The incident was believed to mark the largest collective loss of satellites stemming from a single geomagnetic event, and was unique in the way it unfolded, Harvard-Smithsonian astrophysicist Jonathan McDowell said.
SpaceX said the satellites were hit last Friday, February 4, a day after being launched into a preliminary "low-deployment" orbit about 210 kilometres above Earth.
Elon Musk's company said it routinely put satellites into low orbits in order to be able to crash them back to Earth and incinerate them on re-entry if malfunctions were detected during initial system checks.
But it was not clear if the company had anticipated the severity of the extreme space weather conditions it faced.
Weather alert in space before launch
The Thursday launch by a SpaceX Falcon 9 rocket flown from the Kennedy Space Center in Florida roughly coincided with a "geomagnetic storm watch" posted for last Wednesday and Thursday by the US Space Weather Prediction Center.
The alert warned that solar flare activity from a "full halo coronal mass ejection" — a large blast of solar plasma and electromagnetic radiation from the Sun's surface — was detected on January 29, and was likely to reach Earth as early as February 1.
The alert also said resulting geomagnetic storm conditions on Earth were "likely to persist" into February 3 "at weakening levels."
According to SpaceX, the speed and severity of the solar storm drastically increased atmospheric density at the satellites' low-orbit altitude, creating intense friction or drag that knocked out at least 40 of them.
Starlink operators tried commanding the satellites into a "safe mode" orbital configuration, allowing them to fly edge-on to minimise drag.
But those efforts failed for most of the satellites, forcing them into lower levels of the atmosphere where they burned up on re-entry, SpaceX said.
He said he believed it marked the single greatest loss of satellites from a solar storm, and the first mass satellite failure caused by an increase in atmospheric density, as opposed to bombardment of charged particles and electromagnetic radiation itself.

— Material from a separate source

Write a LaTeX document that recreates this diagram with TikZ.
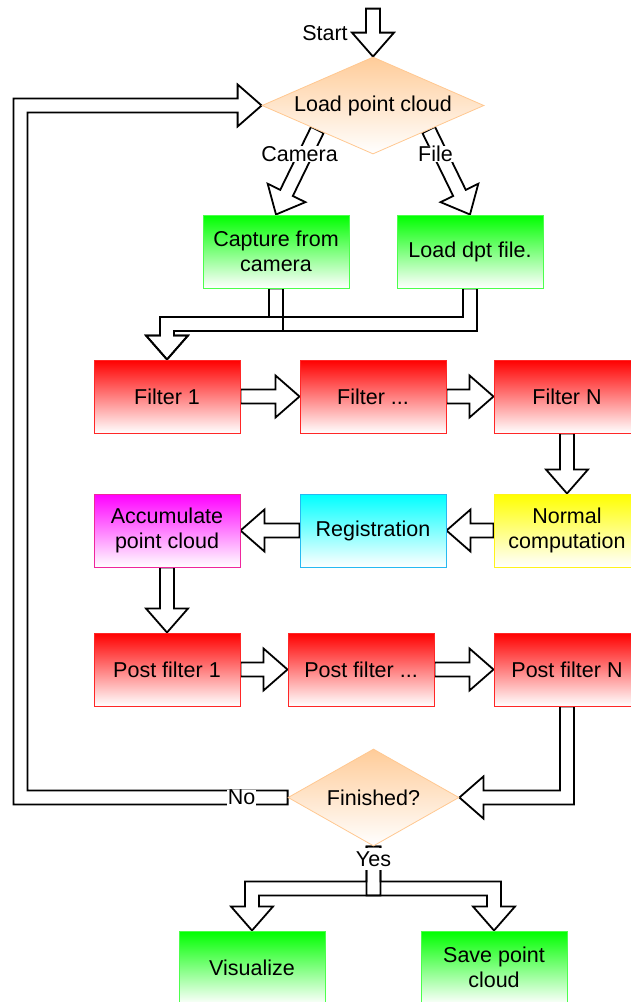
\documentclass[tikz,border=0pt]{standalone}
\usepackage{fontspec}
\setmainfont{Liberation Sans}
\usetikzlibrary{calc,shapes.geometric}

\pgfdeclarelayer{pipes}
\pgfsetlayers{pipes,main}

\definecolor{dorange}{RGB}{255,204,153}
\definecolor{dborder}{RGB}{255,200,145}

% straight hollow arrow from #1 to #2
\newcommand\flexto[2]{%
  \coordinate (fa) at (#1);
  \coordinate (fb) at (#2);
  \coordinate (fh) at ($(fb)!24pt!(fa)$);
  \draw[flex] ($(fa)!7pt!90:(fb)$) -- ($(fh)!7pt!90:(fb)$) -- ($(fh)!21pt!90:(fb)$)
    -- (fb) -- ($(fh)!21pt!-90:(fb)$) -- ($(fh)!7pt!-90:(fb)$) -- ($(fa)!7pt!-90:(fb)$) -- cycle;}

% hollow arrow: down from #1, sideways at the height of #3, down into #2
% #4 = 1 when turning left, -1 when turning right
\newcommand\zflex[4]{%
  \draw[flex] ($(#1)+(-7,0)$) -- ($(#1 |- #3)+(-7,{-7*#4})$) -- ($(#2 |- #3)+(-7,{-7*#4})$)
    -- ($(#2)+(-7,-24)$) -- ($(#2)+(-21,-24)$) -- (#2) -- ($(#2)+(21,-24)$) -- ($(#2)+(7,-24)$)
    -- ($(#2 |- #3)+(7,{7*#4})$) -- ($(#1 |- #3)+(7,{7*#4})$) -- ($(#1)+(7,0)$) -- cycle;}

\tikzset{
  flex/.style={draw=black, line width=1.8pt, line join=miter, fill=none},
  stepbox/.style={rectangle, minimum width=146pt, minimum height=73pt, inner sep=0pt,
    align=center, line width=1pt},
  greenbox/.style={stepbox, draw=green!70!white, top color=green, bottom color=white},
  redbox/.style={stepbox, draw=red!85!white, top color=red, bottom color=white},
  magbox/.style={stepbox, draw=magenta!85!white, top color=magenta, bottom color=white},
  cyanbox/.style={stepbox, draw=cyan!85!white, top color=cyan, bottom color=white},
  yelbox/.style={stepbox, draw=yellow!90!white, top color=yellow, bottom color=white},
  decision/.style={diamond, inner sep=0pt, align=center, draw=dborder, line width=0.8pt,
    top color=dorange, bottom color=white, minimum height=97pt},
  lbl/.style={fill=white, inner sep=0.5pt},
}

\begin{document}
\begin{tikzpicture}[x=1pt, y=-1pt, font=\fontsize{21.5}{25.5}\selectfont]
\useasboundingbox (0,0) rectangle (631,1002);

% decisions and processing steps
\node[decision, aspect=2.29, minimum width=222pt] (load) at (373,105.5) {Load point cloud};
\node[greenbox] (cap) at (276,251.5) {Capture from\\camera};
\node[greenbox] (dpt) at (470,251.5) {Load dpt file.};

\node[redbox] (f1) at (167,396.5) {Filter 1};
\node[redbox] (fd) at (373,396.5) {Filter ...};
\node[redbox] (fN) at (567,396.5) {Filter N};

\node[magbox] (acc) at (167,530.5) {Accumulate\\point cloud};
\node[cyanbox] (reg) at (373,530.5) {Registration};
\node[yelbox] (nrm) at (567,530.5) {Normal\\computation};

\node[redbox] (p1) at (167,669.5) {Post filter 1};
\node[redbox] (pd) at (361,669.5) {Post filter ...};
\node[redbox] (pN) at (567,669.5) {Post filter N};

\node[decision, aspect=1.76, minimum width=171pt] (fin) at (373.5,797.5) {Finished?};

\node[greenbox] (vis) at (252,967.5) {Visualize};
\node[greenbox] (sav) at (494,967.5) {Save point\\cloud};

% helper points for the connectors
\coordinate (start) at ($(load.north)+(0,-48)$);
\coordinate (camtail) at ($(load.west)!0.5!(load.south)$);
\coordinate (filetail) at ($(load.east)!0.5!(load.south)$);
\coordinate (merge) at ($(cap.south)!0.5!(f1.north)$);
\coordinate (split) at ($(fin.south)!0.5!(vis.north)$);
\coordinate (loopx) at (20.5,0);

\begin{pgfonlayer}{pipes}
  \flexto{start}{load.north}
  \flexto{camtail}{cap.north}
  \flexto{filetail}{dpt.north}
  \zflex{cap.south}{f1.north}{merge}{1}
  \zflex{dpt.south}{f1.north}{merge}{1}
  \flexto{f1.east}{fd.west}
  \flexto{fd.east}{fN.west}
  \flexto{fN.south}{nrm.north}
  \flexto{nrm.west}{reg.east}
  \flexto{reg.west}{acc.east}
  \flexto{acc.south}{p1.north}
  \flexto{p1.east}{pd.west}
  \flexto{pd.east}{pN.west}
  % post filter N down and back into the decision
  \draw[flex] ($(pN.south)+(-7,0)$) -- ($(pN.south |- fin.east)+(-7,-7)$) -- ($(fin.east)+(24,-7)$)
    -- ($(fin.east)+(24,-21)$) -- (fin.east) -- ($(fin.east)+(24,21)$) -- ($(fin.east)+(24,7)$)
    -- ($(pN.south |- fin.east)+(7,7)$) -- ($(pN.south)+(7,0)$) -- cycle;
  % loop back to loading
  \draw[flex] ($(fin.west)+(0,-7)$) -- ($(loopx |- fin.west)+(7,-7)$) -- ($(loopx |- load.west)+(7,7)$)
    -- ($(load.west)+(-24,7)$) -- ($(load.west)+(-24,21)$) -- (load.west) -- ($(load.west)+(-24,-21)$)
    -- ($(load.west)+(-24,-7)$) -- ($(loopx |- load.west)+(-7,-7)$) -- ($(loopx |- fin.west)+(-7,7)$)
    -- ($(fin.west)+(0,7)$) -- cycle;
  \zflex{fin.south}{vis.north}{split}{1}
  \zflex{fin.south}{sav.north}{split}{-1}
\end{pgfonlayer}

% connector labels
\node[lbl] (lstart) at ($(start)!0.5!(load.north)+(-48,0)$) {Start};
\node[lbl] (lcam) at ($(camtail)!0.285!(cap.north)+(-6,0)$) {Camera};
\node[lbl] (lfile) at ($(filetail)!0.285!(dpt.north)+(-5,0)$) {File};
\node[lbl] (lno) at ($(fin.west)+(-46,0)$) {No};
\node[lbl, inner ysep=3.5pt] (lyes) at ($(fin.south)+(0,13)$) {Yes};
\end{tikzpicture}
\end{document}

Dr McDowell said the incident raised questions of whether the elevated orbital drag caused by the storm exceeded design limits or whether SpaceX believed incorrectly that the satellites could handle so much density.
He said that if "they weren't expecting to have to handle that much density … it sounds like they weren't paying attention to the space weather reports".
SpaceX did not immediately respond to a request for comment.
The Los Angeles area-based rocket company, founded by billionaire entrepreneur Elon Musk, has launched hundreds of small satellites into orbit since 2019 as part of his Starlink service for broadband internet.
In a January 15 tweet, Musk said the network consisted of 1,469 active satellites, with 272 moving to operational orbits.